Whoa the power behind those words. I spent 22 years making it my will, my plan, the way I wanted it to be. I am sure He was up there getting a good laugh and how I thought I had it all together. That's exactly what it was, a thought. All those years of letting me try to do things on my own was leading me to the greatest blessing I have ever recieved…He took me down to rock bottom.
That is where I truly began to live.
I knew I was doing it all wrong I wanted my light to shine for Him but I was allowing it to be dimmed by my own silly pride to not fully give my life over to God. I kept making excuses for my childish behavior, running away from conflict, and lying to cover up the things I didn't want the world to know. Then last summer He revealed to the world everything I spent so much time covering up. All of my imperfections. If you know me well, you know I have spent a long time trying to be Perfect. Although, I have found freedom in knowing there are no perfect people.
I rode the church van to church every Sunday, Sunday night, and Wednesday. I helped with VBS, participated in youth, had a role in Christmas programs, and went to the church camps and retreats. I figured as long as I was doing what the world sees as being a Christian I was good to go…
Lets all have a BIG laugh right now.
Yet I wasn't building my relationship with Christ, I was building my relationship with the world. I craved to have a better relationship with Him but how could I show the world that I had been doing it all wrong for all these years. During beauty school I began to dig deeper in and that is when He started to reveal my ugly to me and to the world. I moved back home and got back into church…I could feel Him changing me but I still had to try and cover up all the things that wasn't perfect. Then it happened….what looked like the worst thing that could possibly happen to me actually turned out to be the best.
Last summer I had ran for far to long from all my problems and I was arrested for failure to appear on a suspended drivers licenses. I had to sit there for 5 days, for 5 days I talked to no one, I ate almost nothing, and just spent time praying and thinking. I had no emotion but I felt this peace on my heart because I knew my life was all in His hands at this point. If you would have asked me then how I felt about this situation I would have cried (a lot) and been very very embarrassed but a few short months after I seen the beauty in that very dark time I had to walk through. My life is His to do whatever He wants to do with it. If that means taking my mom at age 7,not having a relationship with my dad, living in several different homes throughout my life, and having to sit in jail for 5 days I am okay with that.
He has never left me even when I was far from Him. He has showed me His love through people, situations, and His word. I am giving up my life and leaving all I love behind to follow Him and His plan for me. It wont always be easy or beautiful but I am okay with that.
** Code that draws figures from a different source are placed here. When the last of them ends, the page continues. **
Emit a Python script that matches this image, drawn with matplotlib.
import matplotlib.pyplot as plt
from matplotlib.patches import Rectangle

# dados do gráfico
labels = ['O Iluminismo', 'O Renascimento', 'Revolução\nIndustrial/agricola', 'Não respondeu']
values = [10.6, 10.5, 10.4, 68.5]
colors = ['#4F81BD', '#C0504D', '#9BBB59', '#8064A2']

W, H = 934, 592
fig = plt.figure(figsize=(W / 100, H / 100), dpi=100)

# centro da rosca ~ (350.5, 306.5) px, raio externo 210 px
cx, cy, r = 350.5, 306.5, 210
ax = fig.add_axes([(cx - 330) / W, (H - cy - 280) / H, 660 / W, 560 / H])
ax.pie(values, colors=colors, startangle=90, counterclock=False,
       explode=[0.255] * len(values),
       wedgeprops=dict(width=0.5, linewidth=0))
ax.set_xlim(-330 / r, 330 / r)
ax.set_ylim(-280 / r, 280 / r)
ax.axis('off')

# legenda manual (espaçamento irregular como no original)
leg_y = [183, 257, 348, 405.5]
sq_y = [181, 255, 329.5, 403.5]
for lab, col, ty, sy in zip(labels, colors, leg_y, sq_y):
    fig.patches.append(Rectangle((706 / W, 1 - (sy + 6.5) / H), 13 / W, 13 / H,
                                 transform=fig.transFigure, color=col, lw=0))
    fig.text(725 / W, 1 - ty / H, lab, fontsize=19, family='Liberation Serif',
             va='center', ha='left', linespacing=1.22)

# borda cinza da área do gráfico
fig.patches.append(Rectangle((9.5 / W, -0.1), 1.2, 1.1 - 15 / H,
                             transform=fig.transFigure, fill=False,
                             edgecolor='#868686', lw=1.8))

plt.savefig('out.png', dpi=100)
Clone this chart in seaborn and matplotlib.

I have questioned Him so many times… How can you love someone like me? There are so many people with their lives "together" why are you choosing me for this path? That's the beauty of this journey…I get to GO and live life with people who don't have it together but also may not have the peace that God is going to get them through it, I get to go love on people and show God's love to them just like He sent people to do that for me. I love His plan and the way He has made my life not harder than anyone elses just different.